- Born: 13 January 1983 (age 43) Saarlouis, Germany
- Height: 170 cm (5 ft 7 in)

Gymnastics career
- Discipline: Rhythmic gymnastics
- Country represented: Germany
- Club: TV Wattenscheid
- Head coach: Carmen Weber
- Assistant coach: Livia Medilanski
- Retired: yes

= Jessica Schumacher =

German gymnast (born 1983)

Jessica Schumacher (born 13 January 1983) is a retired German rhythmic gymnast.

== Biography ==
In May 1999 she was part of the group took 6th place in the All-Around, 5th place with 5 pair of clubs and 4th with 3 ribbons and 2 hoops with the group at the European Championships. At the World Championships in Osaka they were 5th in the All-Around, 5th with 10 clubs and 7th with 3 ribbons and 2 hoops, thus qualifying for the following year's Olympics.

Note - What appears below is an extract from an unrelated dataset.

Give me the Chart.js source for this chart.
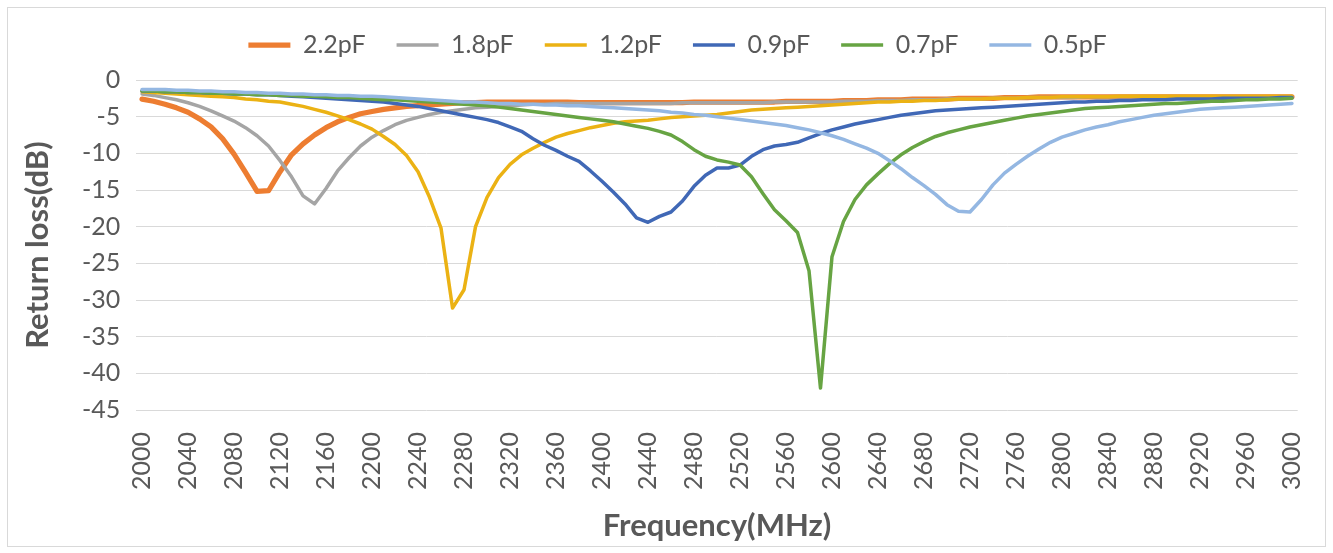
<!DOCTYPE html>
<html>
<head>
<meta charset="utf-8">
<script src="https://cdn.jsdelivr.net/npm/chart.js@4.4.1/dist/chart.umd.min.js"></script>
<style>
  html, body { margin: 0; padding: 0; background: #ffffff; }
  #wrap { position: relative; width: 1333px; height: 553px; }
</style>
</head>
<body>
<div id="wrap"><canvas id="c"></canvas></div>
<script>
// ---- data ----
const frequencies = Array.from({length: 101}, (_, i) => String(2000 + i * 10)); // MHz, 10 MHz step
const seriesNames = ['2.2pF', '1.8pF', '1.2pF', '0.9pF', '0.7pF', '0.5pF'];

const rl_2p2 = [
  -2.6,-2.9,-3.3,-3.8,-4.4,-5.3,-6.4,-8.0,-10.1,-12.6,
  -15.2,-15.1,-12.5,-10.2,-8.7,-7.5,-6.5,-5.7,-5.1,-4.6,
  -4.3,-4.0,-3.8,-3.6,-3.5,-3.4,-3.3,-3.2,-3.1,-3.1,
  -3.0,-3.0,-3.0,-3.0,-3.0,-3.0,-3.0,-3.0,-3.1,-3.1,
  -3.1,-3.1,-3.1,-3.1,-3.1,-3.1,-3.1,-3.1,-3.0,-3.0,
  -3.0,-3.0,-3.0,-3.0,-3.0,-3.0,-2.9,-2.9,-2.9,-2.9,
  -2.9,-2.8,-2.8,-2.8,-2.7,-2.7,-2.7,-2.6,-2.6,-2.6,
  -2.6,-2.5,-2.5,-2.5,-2.5,-2.4,-2.4,-2.4,-2.3,-2.3,
  -2.3,-2.3,-2.3,-2.3,-2.3,-2.3,-2.3,-2.3,-2.3,-2.3,
  -2.3,-2.3,-2.3,-2.3,-2.3,-2.3,-2.3,-2.3,-2.3,-2.3,
  -2.3
];
const rl_1p8 = [
  -1.9,-2.1,-2.4,-2.7,-3.1,-3.6,-4.2,-4.9,-5.6,-6.5,
  -7.6,-9.0,-11.0,-13.2,-15.8,-16.9,-14.8,-12.4,-10.6,-9.0,
  -7.8,-6.9,-6.1,-5.5,-5.1,-4.7,-4.4,-4.2,-4.0,-3.8,
  -3.7,-3.6,-3.5,-3.4,-3.3,-3.3,-3.2,-3.2,-3.2,-3.2,
  -3.2,-3.2,-3.2,-3.2,-3.2,-3.2,-3.2,-3.1,-3.1,-3.1,
  -3.1,-3.1,-3.1,-3.1,-3.1,-3.0,-3.0,-3.0,-3.0,-3.0,
  -3.0,-2.9,-2.9,-2.9,-2.8,-2.8,-2.8,-2.7,-2.7,-2.7,
  -2.6,-2.6,-2.6,-2.6,-2.5,-2.5,-2.5,-2.4,-2.4,-2.4,
  -2.4,-2.4,-2.3,-2.3,-2.3,-2.3,-2.3,-2.3,-2.3,-2.3,
  -2.3,-2.3,-2.3,-2.3,-2.3,-2.3,-2.3,-2.3,-2.3,-2.3,
  -2.3
];
const rl_1p2 = [
  -1.6,-1.7,-1.8,-1.9,-2.0,-2.1,-2.2,-2.3,-2.4,-2.6,
  -2.7,-2.9,-3.0,-3.3,-3.6,-4.0,-4.4,-4.9,-5.4,-6.0,
  -6.7,-7.7,-8.8,-10.3,-12.5,-16.0,-20.2,-31.1,-28.6,-20.0,
  -16.0,-13.3,-11.5,-10.2,-9.3,-8.5,-7.8,-7.3,-6.9,-6.5,
  -6.2,-5.9,-5.7,-5.6,-5.5,-5.3,-5.1,-5.0,-4.9,-4.8,
  -4.7,-4.5,-4.3,-4.1,-4.0,-3.9,-3.8,-3.7,-3.6,-3.5,
  -3.4,-3.3,-3.2,-3.1,-3.0,-3.0,-2.9,-2.9,-2.8,-2.8,
  -2.7,-2.6,-2.6,-2.6,-2.5,-2.5,-2.5,-2.4,-2.4,-2.4,
  -2.3,-2.3,-2.3,-2.3,-2.3,-2.2,-2.2,-2.2,-2.2,-2.2,
  -2.2,-2.2,-2.2,-2.2,-2.2,-2.2,-2.2,-2.2,-2.2,-2.2,
  -2.2
];
const rl_0p9 = [
  -1.5,-1.5,-1.6,-1.6,-1.7,-1.7,-1.8,-1.8,-1.9,-1.9,
  -2.0,-2.0,-2.1,-2.2,-2.3,-2.4,-2.5,-2.6,-2.7,-2.8,
  -2.9,-3.0,-3.2,-3.4,-3.6,-3.9,-4.2,-4.5,-4.8,-5.1,
  -5.4,-5.8,-6.4,-7.0,-8.0,-8.9,-9.6,-10.4,-11.1,-12.4,
  -13.8,-15.3,-16.9,-18.8,-19.4,-18.6,-18.0,-16.5,-14.5,-13.0,
  -12.0,-12.0,-11.6,-10.4,-9.5,-9.0,-8.8,-8.5,-7.9,-7.3,
  -6.8,-6.4,-6.0,-5.7,-5.4,-5.1,-4.8,-4.6,-4.4,-4.2,
  -4.1,-4.0,-3.9,-3.8,-3.7,-3.6,-3.5,-3.4,-3.3,-3.2,
  -3.1,-3.0,-3.0,-2.9,-2.9,-2.8,-2.8,-2.7,-2.7,-2.7,
  -2.6,-2.6,-2.6,-2.6,-2.5,-2.5,-2.5,-2.5,-2.5,-2.4,
  -2.4
];
const rl_0p7 = [
  -1.5,-1.5,-1.6,-1.6,-1.7,-1.7,-1.8,-1.8,-1.9,-1.9,
  -2.0,-2.0,-2.1,-2.1,-2.2,-2.2,-2.3,-2.4,-2.4,-2.5,
  -2.6,-2.7,-2.7,-2.8,-2.9,-3.0,-3.1,-3.2,-3.3,-3.4,
  -3.5,-3.7,-3.9,-4.1,-4.3,-4.5,-4.7,-4.9,-5.1,-5.3,
  -5.5,-5.7,-6.0,-6.3,-6.6,-7.0,-7.5,-8.4,-9.5,-10.4,
  -10.9,-11.2,-11.6,-13.2,-15.5,-17.7,-19.2,-20.8,-26.0,-42.0,
  -24.1,-19.3,-16.3,-14.3,-12.8,-11.4,-10.2,-9.2,-8.4,-7.7,
  -7.2,-6.8,-6.4,-6.1,-5.8,-5.5,-5.2,-4.9,-4.7,-4.5,
  -4.3,-4.1,-3.9,-3.8,-3.7,-3.6,-3.5,-3.4,-3.3,-3.2,
  -3.2,-3.1,-3.0,-2.9,-2.9,-2.8,-2.7,-2.7,-2.6,-2.6,
  -2.5
];
const rl_0p5 = [
  -1.3,-1.3,-1.3,-1.4,-1.4,-1.5,-1.5,-1.6,-1.6,-1.7,
  -1.7,-1.8,-1.8,-1.9,-1.9,-2.0,-2.0,-2.1,-2.1,-2.2,
  -2.2,-2.3,-2.4,-2.5,-2.6,-2.7,-2.8,-2.9,-3.0,-3.0,
  -3.1,-3.2,-3.2,-3.3,-3.3,-3.4,-3.4,-3.5,-3.5,-3.6,
  -3.7,-3.8,-3.9,-4.0,-4.1,-4.2,-4.4,-4.5,-4.7,-4.8,
  -5.0,-5.2,-5.4,-5.6,-5.8,-6.0,-6.2,-6.5,-6.8,-7.2,
  -7.6,-8.1,-8.7,-9.3,-10.0,-11.0,-12.1,-13.3,-14.4,-15.6,
  -17.0,-17.9,-18.0,-16.3,-14.3,-12.7,-11.5,-10.4,-9.4,-8.5,
  -7.8,-7.3,-6.8,-6.4,-6.1,-5.7,-5.4,-5.1,-4.8,-4.6,
  -4.4,-4.2,-4.0,-3.9,-3.8,-3.7,-3.6,-3.5,-3.4,-3.3,
  -3.2
];
const seriesValues = [rl_2p2, rl_1p8, rl_1p2, rl_0p9, rl_0p7, rl_0p5];
const yTickValues = [0, -5, -10, -15, -20, -25, -30, -35, -40, -45];

// ---- styles ----
const colors = ['#ED7D31', '#A5A5A5', '#EBB214', '#4068B6', '#67A443', '#94B7E2'];
const widths = [5.25, 3.5, 3.5, 3.5, 3.5, 3.5];
const TXT = '#595959';
const FONT = 'Lato, "Open Sans", sans-serif';

const frame = {
  id: 'frame',
  beforeDraw(chart) {
    const ctx = chart.ctx;
    ctx.save();
    ctx.fillStyle = '#ffffff';
    ctx.fillRect(0, 0, chart.width, chart.height);
    ctx.strokeStyle = '#D9D9D9';
    ctx.lineWidth = 1;
    ctx.strokeRect(7.5, 7.5, 1318, 539);
    ctx.restore();
  }
};
const legendFix = {
  id: 'legendFix',
  beforeUpdate(chart) {
    const lg = chart.legend;
    if (lg && !lg._patched) {
      const orig = lg.fit;
      lg.fit = function () { orig.call(this); this.height += 12.5; };
      lg._patched = true;
    }
  },
  afterLayout(chart) {
    const lg = chart.legend;
    if (lg) { lg.left += 28.6; lg.right += 28.6; }
  }
};

new Chart(document.getElementById('c'), {
  type: 'line',
  data: {
    labels: frequencies,
    datasets: seriesNames.map((name, i) => ({
      label: name,
      data: seriesValues[i],
      borderColor: colors[i],
      backgroundColor: colors[i],
      borderWidth: widths[i],
      pointRadius: 0,
      pointHoverRadius: 0,
      tension: 0,
      fill: false,
      borderJoinStyle: 'round',
      borderCapStyle: 'round',
      order: seriesNames.length - i
    }))
  },
  options: {
    responsive: true,
    maintainAspectRatio: false,
    animation: false,
    devicePixelRatio: 1,
    layout: { padding: { top: 1.5, left: 0, right: 35.3, bottom: 0 } },
    plugins: {
      tooltip: { enabled: false },
      legend: {
        position: 'top',
        align: 'center',
        labels: {
          usePointStyle: true,
          pointStyle: 'line',
          pointStyleWidth: 42,
          boxHeight: 25,
          padding: 31,
          color: TXT,
          font: { family: FONT, size: 25 },
          sort: (a, b) => a.datasetIndex - b.datasetIndex
        }
      }
    },
    scales: {
      x: {
        type: 'category',
        offset: true,
        grid: { display: false, drawTicks: false },
        border: { display: false },
        afterFit(s) { s.height = 143; s.paddingLeft = 0; s.paddingRight = 0; },
        ticks: {
          autoSkip: false,
          maxRotation: 90,
          minRotation: 90,
          padding: 22,
          color: TXT,
          font: { family: FONT, size: 25 },
          callback: (v, i) => (i % 4 === 0 ? frequencies[i] : '')
        },
        title: {
          display: true,
          text: 'Frequency(MHz)',
          color: TXT,
          font: { family: FONT, size: 31, weight: 'bold' },
          padding: { top: 0, bottom: 8 }
        }
      },
      y: {
        min: -45,
        max: 0,
        afterFit(s) { s.width = 136.3; s.paddingTop = 0; s.paddingBottom = 0; },
        afterBuildTicks(s) { s.ticks = yTickValues.map(v => ({ value: v })); },
        grid: { color: '#D9D9D9', lineWidth: 1, drawTicks: false },
        border: { display: false },
        ticks: {
          stepSize: 5,
          padding: 16,
          color: TXT,
          font: { family: FONT, size: 25 }
        },
        title: {
          display: true,
          text: 'Return loss(dB)',
          color: TXT,
          font: { family: FONT, size: 31, weight: 'bold' },
          padding: { top: 19, bottom: 0 }
        }
      }
    }
  },
  plugins: [frame, legendFix]
});
</script>
</body>
</html>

Jessica and her teammates Friederike Arlt, Susan Benike, Selma Neuhaus, Jeanine Fissler and Annika Seibel achieved a surprising fourth place at the 2000 Sydney Olympics, this was the best ever rhythmic gymnastics result in German Olympic history.

After her retirement from the sport she studied economics and economic psychology and worked with a bank.